2) Solution validation
a. Before building the actual product, find out if your solution is something users can see working for them
b. Draw out your product idea and show potential users your idea
- Ask if this solution solves the problem you are trying to solve for them
3) Usability validation
a. After building the prototype, can your users pick it up and play with it? Is it too complicated? If so, fix it (iterate) and make it more user friendly
Before I started practicing Product Management, I learned first hand from the BevGrip experience that talking to friends is terrible for product interviews. You want to help make their lives more pleasurable, but your family and friends may not give you honest feedback in order to spare your feelings, completely negating the point of conducting interviews in the first place.
I highly suggest talking to strangers if you can and ask them questions such as:
1) What do you think this product does?
2) What do you like about it?
3) What do you not like about it?
4) If you had a magic wand, what solution would you like to see?
5) Never ask: “Would you buy this?” Offer the product to them.

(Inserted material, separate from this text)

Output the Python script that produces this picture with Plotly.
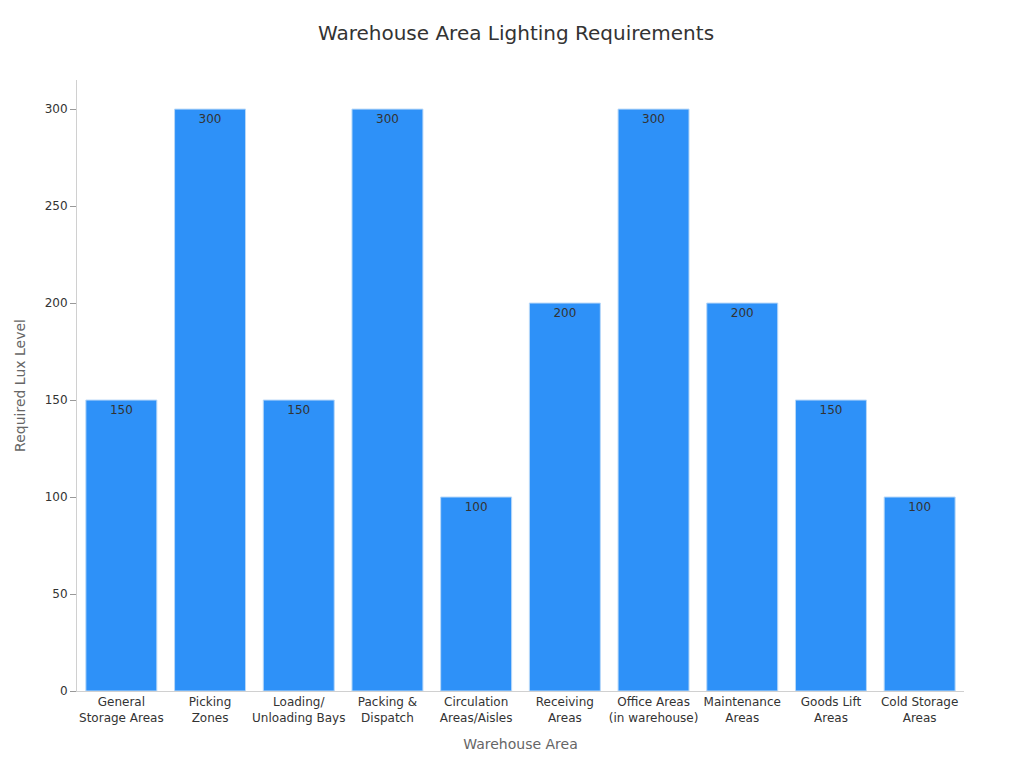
import plotly.graph_objects as go

categories = ["General<br>Storage Areas", "Picking<br>Zones", "Loading/<br>Unloading Bays",
              "Packing &<br>Dispatch", "Circulation<br>Areas/Aisles", "Receiving<br>Areas",
              "Office Areas<br>(in warehouse)", "Maintenance<br>Areas", "Goods Lift<br>Areas",
              "Cold Storage<br>Areas"]
lux = [150, 300, 150, 300, 100, 200, 300, 200, 150, 100]

fig = go.Figure(go.Bar(
    x=categories, y=lux, text=[str(v) for v in lux], textposition="inside",
    insidetextanchor="end", textfont=dict(color="#333333", size=12),
    marker=dict(color="#2E91F8", line=dict(color="#B8D8F8", width=1)),
    width=0.8,
))
fig.update_layout(
    width=1016, height=760, plot_bgcolor="white", paper_bgcolor="white",
    font=dict(family="DejaVu Sans", color="#333333", size=12),
    title=dict(text="Warehouse Area Lighting Requirements", x=0.5, y=0.967,
               xanchor="center", yanchor="middle", font=dict(size=20, color="#333333")),
    margin=dict(l=61, r=60, t=72, b=77),
    showlegend=False,
    xaxis=dict(title=dict(text="Warehouse Area", font=dict(size=14, color="#666666")),
               showline=True, linecolor="#D0D0D0", ticks="", tickfont=dict(size=12)),
    yaxis=dict(title=dict(text="Required Lux Level", font=dict(size=14, color="#666666")),
               range=[0, 315], dtick=50, showgrid=False, showline=True, linecolor="#D0D0D0",
               ticks="outside", tickcolor="#999999", ticklen=6, zeroline=False),
)
fig.write_html("out.html")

If they buy with cash or credit card, you actually may have a decent product.
In the end, you will discover results. I got results- not the ones I necessarily wanted to hear, but results that dictated whether or not I should move forward with the product or kill it off. And that is the crux of it all…PMs discover using data and research whether they should continue keeping a product alive or not. BevGrip died because after the validating the solution, I discovered that there were better solutions on the market.
The BevGrip anecdote demonstrates one of the core tenets of Lean Startup methodology (Build-Measure-Learn).
Think about how Product Management may be applied in your life
Are you growing at your job? How is your relationship with your significant other? You yourself are a product. Find ways to make your product (you) better.
For your job:
a. Create something of value to your team or company
1. A tool to save the company money
2. Make a training tool that makes onboarding new employees more efficient
- 2) [Measure]
a. See how well your efforts are paying off using specific metrics
a. What was useful? Not useful? How can I make it better?
For Your Relationship
1. [Build] Where is my relationship currently like? Talk to your significant other and ask:
- What do you like about our relationship? What do you not like?
- What can I do make our relationship even better?
- Take steps to making it better
- Allot for time in the week for date nights (cook, go dancing, do activities together that interest both of you
- Have these activities spiced up your relationship?
- Are you communicating better without any misunderstandings
a. See how your efforts have paid off
- Find out which activities you want to continue doing together and which ones to throw out
- If your relationship is stagnant, decide if you still want to pursue it or break it off and move on
Thinking like this and applying this mindset to your daily life will get you on the fast track to a product mindset. Hopefully, you will also become a better and happier person in the process.